§ **Set exercise**
From the very first line of the data to the line containing "const groups = ['ABVD','AVD'];", retype everything exactly, leaving the pictures behind.
┄┄┄┄┄┄┄┄┄┄┄┄┄┄┄┄┄┄┄┄
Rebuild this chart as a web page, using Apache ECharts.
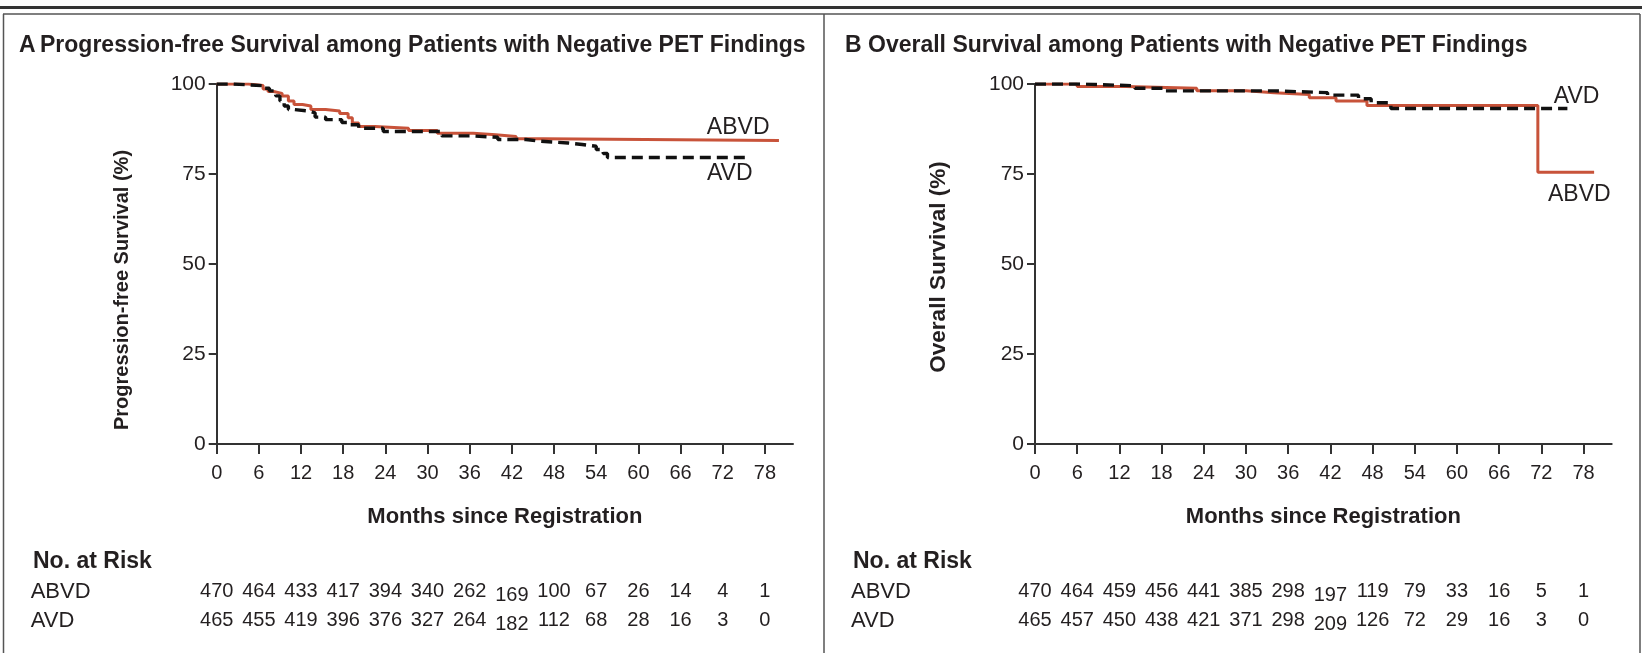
<!DOCTYPE html>
<html><head><meta charset="utf-8">
<script src="https://cdn.jsdelivr.net/npm/echarts@6/dist/echarts.min.js"></script>
<style>html,body{margin:0;padding:0;background:#fff}#c{width:1642px;height:653px}</style>
</head><body><div id="c"></div>
<script>
// ---- data ----
const monthTicks = [0,6,12,18,24,30,36,42,48,54,60,66,72,78];
const yTicks = [0,25,50,75,100];
const groups = ['ABVD','AVD'];

const pfsABVD = [[0,100],[4.5,99.6],[6.6,98.6],[7.3,97.9],[8.1,97.4],[9.3,96.7],[10.2,95.3],[11,94.3],[12.2,93.9],[13.4,92.9],[15.5,92.5],[17.5,91.8],[18.7,90.6],[19.3,89.2],[20.2,88.2],[22.5,87.7],[27.3,87.1],[31.4,86.3],[36.5,85.9],[39.7,85.4],[42.6,84.8],[46.5,84.3],[80,84.3]];
const pfsAVD = [[0,100],[2.4,99.5],[6.8,98.8],[7.5,98.1],[8.4,96.7],[9,95.3],[9.6,93.9],[10.2,92.9],[11,92.5],[13.1,92],[14,90.8],[15.5,90.1],[17.8,89.3],[19,88.7],[20.2,87.7],[23.7,86.8],[32,85.6],[36,85.2],[40,84.6],[44,84.1],[46,83.6],[50,83.2],[52,82.7],[54,81.8],[55,80.7],[55.6,79.6],[76,79.6]];
const osABVD = [[0,100],[6,99.3],[12.9,98.8],[23,98.1],[30,97.6],[34,97.1],[39,96.2],[42.8,95.3],[47.2,94],[71.5,75.5],[79.5,75.5]];
const osAVD = [[0,100],[6.7,99.5],[14.2,98.8],[18.5,98.1],[34,97.6],[41.6,96.9],[46,95.9],[47.8,94.8],[50.6,93.2],[75.7,93.2]];

const pfsRiskABVD = [470,464,433,417,394,340,262,169,100,67,26,14,4,1];
const pfsRiskAVD  = [465,455,419,396,376,327,264,182,112,68,28,16,3,0];
const osRiskABVD  = [470,464,459,456,441,385,298,197,119,79,33,16,5,1];
const osRiskAVD   = [465,457,450,438,421,371,298,209,126,72,29,16,3,0];

const titleA = 'Progression-free Survival among Patients with Negative PET Findings';
const titleB = 'Overall Survival among Patients with Negative PET Findings';
const yNameA = 'Progression-free Survival (%)';
const yNameB = 'Overall Survival (%)';
const xName = 'Months since Registration';

// ---- style ----
const FONT = "'Liberation Sans',Arial,sans-serif";
const INK = '#231f20';
const RED = '#c8533a';
const AXC = '#333333';
const XMAX = 82;

const chart = echarts.init(document.getElementById('c'), null, {renderer:'canvas'});

function curveAxes(gi){
  return {
    x: {type:'value', gridIndex:gi, min:0, max:XMAX,
      axisLine:{lineStyle:{color:AXC,width:2}},
      axisTick:{show:true, length:10, customValues:monthTicks, lineStyle:{color:AXC,width:2}},
      axisLabel:{customValues:monthTicks, color:INK, fontFamily:FONT, fontSize:20, margin:19},
      splitLine:{show:false},
      name:xName, nameLocation:'middle', nameGap:62,
      nameTextStyle:{color:INK, fontFamily:FONT, fontSize:22, fontWeight:'bold'}},
    y: {type:'value', gridIndex:gi, min:0, max:100, interval:25,
      axisLine:{show:true, lineStyle:{color:AXC,width:2}},
      axisTick:{show:true, length:8, lineStyle:{color:AXC,width:2}},
      axisLabel:{color:INK, fontFamily:FONT, fontSize:21, margin:11},
      splitLine:{show:false},
      nameLocation:'middle', nameRotate:90, nameGap:84,
      nameTextStyle:{color:INK, fontFamily:FONT, fontSize:20, fontWeight:'bold'}}
  };
}
function tableAxes(gi, margin){
  return {
    x: {type:'value', gridIndex:gi, min:0, max:XMAX, show:false},
    y: {type:'category', gridIndex:gi, data:groups, inverse:true,
      axisLine:{show:false}, axisTick:{show:false}, splitLine:{show:false},
      axisLabel:{align:'left', margin:margin, color:INK, fontFamily:FONT, fontSize:22}}
  };
}
const a0 = curveAxes(0), a1 = curveAxes(1), t2 = tableAxes(2,186), t3 = tableAxes(3,184);
a0.y.name = yNameA; a1.y.name = yNameB;
a0.y.nameTextStyle = Object.assign({}, a0.y.nameTextStyle, {padding:[0,52,0,0]});
a1.y.nameTextStyle = Object.assign({}, a1.y.nameTextStyle, {fontSize:22.5, padding:[0,6,0,0]});
a1.y.nameGap = 85;

function riskSeries(vals, grp, xi, yi){
  return {type:'scatter', xAxisIndex:xi, yAxisIndex:yi, symbolSize:0, silent:true,
    itemStyle:{color:INK, opacity:1},
    data: vals.map((v,i)=>({value:[monthTicks[i], grp, v],
      label: i===7 ? {offset:[0,4]} : undefined})),
    label:{show:true, position:'inside', formatter:p=>String(p.value[2]),
      color:INK, opacity:1, textBorderWidth:0, fontFamily:FONT, fontSize:20}};
}
function kmSeries(data, gi, color, dashed){
  return {type:'line', xAxisIndex:gi, yAxisIndex:gi, data:data, step:'end',
    showSymbol:false, symbol:'none', silent:true, z: dashed?4:3,
    lineStyle:{color:color, width: dashed?3.4:3, type: dashed?[11,6]:'solid'}};
}

chart.setOption({
  animation:false,
  backgroundColor:'#ffffff',
  grid:[
    {left:216.7, top:84, width:576.3, height:360},
    {left:1035, top:84, width:576.7, height:360},
    {left:216.7, top:577, width:576.3, height:58},
    {left:1035, top:577, width:576.7, height:58}
  ],
  xAxis:[a0.x, a1.x, t2.x, t3.x],
  yAxis:[a0.y, a1.y, t2.y, t3.y],
  series:[
    kmSeries(pfsABVD,0,RED,false),
    kmSeries(pfsAVD,0,'#111111',true),
    kmSeries(osABVD,1,RED,false),
    kmSeries(osAVD,1,'#111111',true),
    riskSeries(pfsRiskABVD,'ABVD',2,2),
    riskSeries(pfsRiskAVD,'AVD',2,2),
    riskSeries(osRiskABVD,'ABVD',3,3),
    riskSeries(osRiskAVD,'AVD',3,3)
  ]
});

// annotations
function lab(gi, pt, text){
  const p = chart.convertToPixel({gridIndex:gi}, pt);
  return {type:'text', x:p[0], y:p[1], style:{text:text, fill:INK, font:'23px '+FONT, textAlign:'center', textVerticalAlign:'middle'}};
}
const g = [
  {type:'rect', shape:{x:0,y:6,width:1642,height:3}, style:{fill:'#333'}},
  {type:'line', shape:{x1:3,y1:14,x2:1640,y2:14}, style:{stroke:'#555',lineWidth:1.5}},
  {type:'line', shape:{x1:3.5,y1:14,x2:3.5,y2:653}, style:{stroke:'#555',lineWidth:1.5}},
  {type:'line', shape:{x1:824,y1:14,x2:824,y2:653}, style:{stroke:'#555',lineWidth:1.5}},
  {type:'line', shape:{x1:1640,y1:14,x2:1640,y2:653}, style:{stroke:'#555',lineWidth:1.5}},
  {type:'text', x:19, y:46, style:{text:'A', fill:INK, font:'bold 23px '+FONT, textVerticalAlign:'middle'}},
  {type:'text', x:40, y:46, style:{text:titleA, fill:INK, font:'bold 23px '+FONT, textVerticalAlign:'middle'}},
  {type:'text', x:845, y:46, style:{text:'B', fill:INK, font:'bold 23px '+FONT, textVerticalAlign:'middle'}},
  {type:'text', x:868, y:46, style:{text:titleB, fill:INK, font:'bold 23px '+FONT, textVerticalAlign:'middle'}},
  {type:'text', x:33, y:562, style:{text:'No. at Risk', fill:INK, font:'bold 23px '+FONT, textVerticalAlign:'middle'}},
  {type:'text', x:853, y:562, style:{text:'No. at Risk', fill:INK, font:'bold 23px '+FONT, textVerticalAlign:'middle'}},
  lab(0,[74.2,87.8],'ABVD'),
  lab(0,[73,75],'AVD'),
  lab(1,[77,96.6],'AVD'),
  lab(1,[77.4,69.4],'ABVD')
];
chart.setOption({graphic:g});
</script></body></html>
┄┄┄┄┄┄┄┄┄┄┄┄┄┄┄┄┄┄┄┄
§ **Full solution**
Rebuild this chart as a web page, using Apache ECharts.
<!DOCTYPE html>
<html><head><meta charset="utf-8">
<script src="https://cdn.jsdelivr.net/npm/echarts@6/dist/echarts.min.js"></script>
<style>html,body{margin:0;padding:0;background:#fff}#c{width:1642px;height:653px}</style>
</head><body><div id="c"></div>
<script>
// ---- data ----
const monthTicks = [0,6,12,18,24,30,36,42,48,54,60,66,72,78];
const yTicks = [0,25,50,75,100];
const groups = ['ABVD','AVD'];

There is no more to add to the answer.